Höegh LNG Partners, the Bermuda-based limited partnership formed by Norway’s floating giant Höegh LNG, reported a 54 percent rise in its revenue for the second quarter of this year.
The MLP’s time charter revenues rose to $35 million for the second quarter of this year compared to $22.8 million in the same period last year.
Net income for the quarter under review reached $12.2 million as compared $4.1 million for the same quarter in 2016.
“In the second quarter, our strong operational performance enabled us to generate positive financial results while we carried out the planned maintenance on the Höegh Gallant.
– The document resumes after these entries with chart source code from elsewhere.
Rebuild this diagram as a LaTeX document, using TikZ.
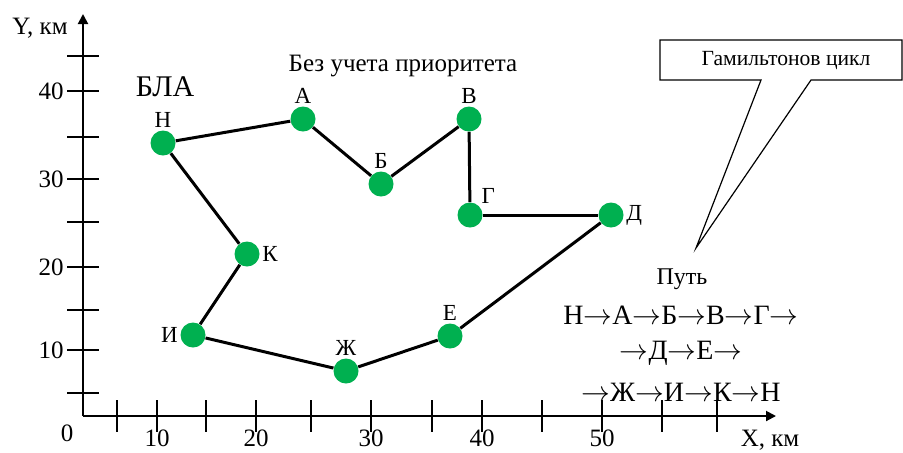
\documentclass[tikz,border=0pt]{standalone}
\usepackage{fontspec}
\setmainfont{Liberation Serif}
\usetikzlibrary{arrows.meta}
\definecolor{ptgreen}{RGB}{0,176,80}
\newcommand{\rto}{$\rightarrow$}

\begin{document}
\begin{tikzpicture}[x=0.5pt, y=-0.5pt,
    wp/.style={circle, fill=ptgreen, minimum size=12.5pt, inner sep=0pt},
    lbl/.style={font=\fontsize{11.5}{13}\selectfont, inner sep=1pt},
    num/.style={font=\fontsize{12.5}{14}\selectfont, inner sep=1pt},
    txt/.style={font=\fontsize{14}{16}\selectfont, inner sep=0pt},
    axis/.style={line width=1pt, -{Triangle[length=5pt, width=5pt]}},
    tk/.style={line width=0.75pt},
    route/.style={line width=1.5pt}
  ]
  \useasboundingbox (0,0) rectangle (903,452);

  % axes
  \coordinate (o) at (83,416);
  \coordinate (ytop) at (83,14);
  \coordinate (xend) at (776,416);
  \draw[axis] (o) -- (ytop);
  \draw[axis] (o) -- (xend);
  \foreach \y in {56,91,137,179,222,267,310,350,393}
    \draw[tk] (67,\y) -- (99,\y);
  \foreach \x in {117,157,206,256,311,371,432,482,542,602,662,717}
    \draw[tk] (\x,400) -- (\x,432);

  % axis labels
  \foreach \v/\y in {40/91,30/179,20/267,10/350}
    \node[num, anchor=east] (y\v) at (66,\y) {\v};
  \foreach \v/\x in {10/157,20/256,30/371,40/482,50/602}
    \node[num, anchor=north, inner sep=0pt] (x\v) at (\x,429) {\v};
  \node[num] (zero) at (67,433) {0};
  \node[num] (ylab) at (40,28) {Y, км};
  \node[num] (xlab) at (770,440) {X, км};

  % titles
  \node[font=\fontsize{15}{17}\selectfont] (bla) at (165,87) {БЛА};
  \node[num] (title) at (403,66) {Без учета приоритета};

  % waypoints
  \node[wp, label={[lbl]above:Н}] (n)  at (163,143) {};
  \node[wp, label={[lbl]above:А}] (a)  at (303,119) {};
  \node[wp, label={[lbl]above:Б}] (b)  at (381,184) {};
  \node[wp, label={[lbl]above:В}] (v)  at (469,119) {};
  \node[wp, label={[lbl]above right:Г}] (g)  at (470,215) {};
  \node[wp, label={[lbl]right:Д}] (d)  at (611,215) {};
  \node[wp, label={[lbl]above:Е}] (e)  at (450,336) {};
  \node[wp, label={[lbl]above:Ж}] (zh) at (346,371) {};
  \node[wp, label={[lbl]left:И}] (i)  at (193,335) {};
  \node[wp, label={[lbl]right:К}] (k)  at (247,254) {};

  % route
  \foreach \s/\t in {n/a,a/b,b/v,v/g,g/d,d/e,e/zh,zh/i,i/k,k/n}
    \draw[route] (\s) -- (\t);

  % callout
  \node[font=\fontsize{10.8}{12}\selectfont] (callout) at (786,61) {Гамильтонов цикл};
  \draw[line width=0.6pt] (660,40) -- (902,40) -- (902,80) -- (811,80)
    -- (696,248) -- (761,80) -- (660,80) -- cycle;

  % path text
  \node[num, font=\fontsize{12}{14}\selectfont] (put) at (682,279) {Путь};
  \node[txt] (p1) at (681,315) {Н\rto А\rto Б\rto В\rto Г\rto};
  \node[txt] (p2) at (681,353) {\rto Д\rto Е\rto};
  \node[txt] (p3) at (681,392) {\rto Ж\rto И\rto К\rto Н};
\end{tikzpicture}
\end{document}
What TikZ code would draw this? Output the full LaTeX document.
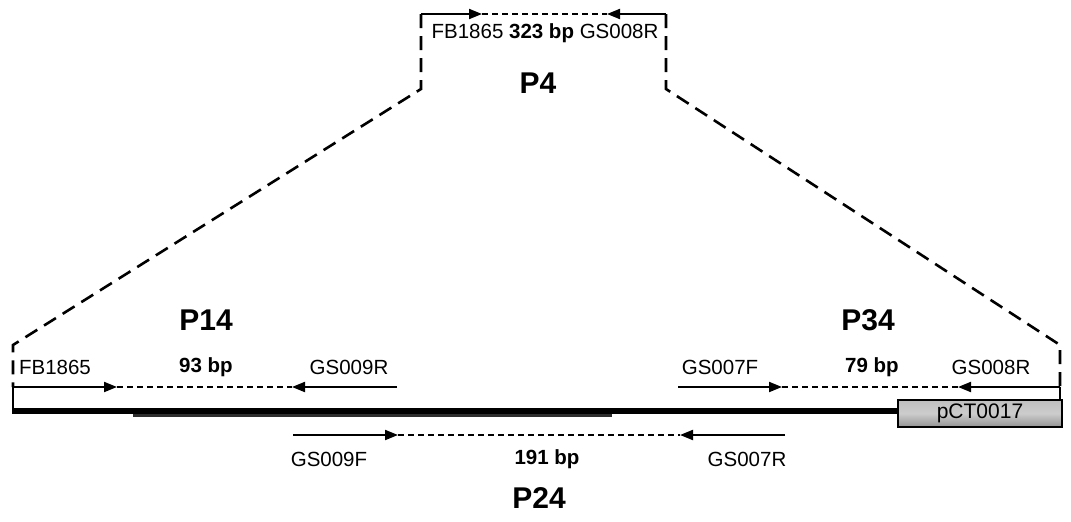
\documentclass[tikz,border=0pt]{standalone}
\usepackage{fontspec}
\setmainfont{Liberation Sans}
\usetikzlibrary{arrows.meta}
\begin{document}
\begin{tikzpicture}[x=1pt,y=-1pt,
  prim/.style={line width=2pt,-{Triangle[length=13pt,width=10pt]}},
  amp/.style={line width=1.8pt,dash pattern=on 6pt off 4pt},
  bound/.style={line width=2.6pt,dash pattern=on 14pt off 8pt},
  thin/.style={line width=2pt},
  lbl/.style={font=\fontsize{20.5}{22}\selectfont,inner sep=0pt},
  bp/.style={font=\fontsize{20.5}{22}\selectfont\bfseries,inner sep=0pt},
  pname/.style={font=\fontsize{30}{32}\selectfont\bfseries,inner sep=0pt},
  pctbox/.style={draw,line width=1.2pt,minimum width=164pt,minimum height=27pt,
    top color=gray!50,bottom color=gray!85,middle color=gray!40,inner sep=0pt,font=\fontsize{21}{22}\selectfont}]
\useasboundingbox (0,0) rectangle (1071,522);

% ---------- P4 (top) ----------
\coordinate (tL) at (421,14);
\coordinate (tA) at (482,14);
\coordinate (tB) at (607,14);
\coordinate (tR) at (666,14);
\coordinate (tLb) at (421,89);
\coordinate (tRb) at (666,89);
\draw[prim] (tL) -- (tA);
\draw[prim] (tR) -- (tB);
\draw[amp] (tA) -- (tB);
\node[lbl] (p4lbl) at (545,33) {FB1865 \textbf{323 bp} GS008R};
\node[pname] (p4) at (538,83) {P4};

% ---------- expansion boundary ----------
\coordinate (cL) at (13,345);
\coordinate (cR) at (1060,345);
\coordinate (lA) at (13,387);
\coordinate (rA) at (1060,387);
\coordinate (lEnd) at (13,414);
\coordinate (rEnd) at (1060,400);
\draw[bound] (tL) -- (tLb) -- (cL) -- (lA);
\draw[bound] (tR) -- (tRb) -- (cR) -- (rA);
\draw[thin] (lA) -- (lEnd);
\draw[thin] (rA) -- (rEnd);

% ---------- main sequence line ----------
\coordinate (mL) at (13,411);
\coordinate (mR) at (899,411);
\coordinate (gL) at (133,414.5);
\coordinate (gR) at (612,414.5);
\draw[line width=4pt,gray!35!black] (gL) -- (gR);
\draw[line width=6.5pt] (mL) -- (mR);
\node[pctbox] (pct) at (980,413.5) {pCT0017};

% ---------- P14 ----------
\coordinate (aTip) at (117,387);
\coordinate (bTip) at (292,387);
\coordinate (bS) at (397,387);
\draw[prim] (lA) -- (aTip);
\draw[prim] (bS) -- (bTip);
\draw[amp] (aTip) -- (bTip);
\node[lbl] (fb) at (55,367) {FB1865};
\node[bp] (bp93) at (206,367) {93 bp};
\node[lbl] (g9r) at (349,367) {GS009R};
\node[pname] (p14) at (206,320) {P14};

% ---------- P34 ----------
\coordinate (cS) at (678,387);
\coordinate (cTip) at (782,387);
\coordinate (dTip) at (958,387);
\draw[prim] (cS) -- (cTip);
\draw[prim] (rA) -- (dTip);
\draw[amp] (cTip) -- (dTip);
\node[lbl] (g7f) at (720,367) {GS007F};
\node[bp] (bp79) at (872,367) {79 bp};
\node[lbl] (g8r) at (991,367) {GS008R};
\node[pname] (p34) at (868,320) {P34};

% ---------- P24 ----------
\coordinate (eS) at (293,435);
\coordinate (eTip) at (398,435);
\coordinate (fTip) at (680,435);
\coordinate (fS) at (785,435);
\draw[prim] (eS) -- (eTip);
\draw[prim] (fS) -- (fTip);
\draw[amp] (eTip) -- (fTip);
\node[lbl] (g9f) at (329,459) {GS009F};
\node[bp] (bp191) at (547,459) {191 bp};
\node[lbl] (g7r) at (747,459) {GS007R};
\node[pname] (p24) at (539,498) {P24};
\end{tikzpicture}
\end{document}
Our long-term, fixed rate contracts continued to deliver strong cash flows and to support the Partnership’s distribution to our unitholders,” said Chief Executive Richard Tyrrell.
During the quarter, Höegh LNG Partners into a term-sheet with MOL for the acquisition of a further 23.5% of the joint venture companies that own the FSRUs Neptune and GDF Suez Cape Ann.
The purchase price of the acquisition is $27.3 million.
“The FSRUs have a minimum of 12 and 13 years remaining on their contracts, respectively. As with the recently announced strategic alliance between Höegh LNG and Qatar’s Nakilat, the Partnership’s proposed transaction with MOL demonstrates the ability of the Partnership and Höegh LNG to pursue diverse, value-generating FSRU opportunities to supplement our robust core pipeline,” added Tyrrell.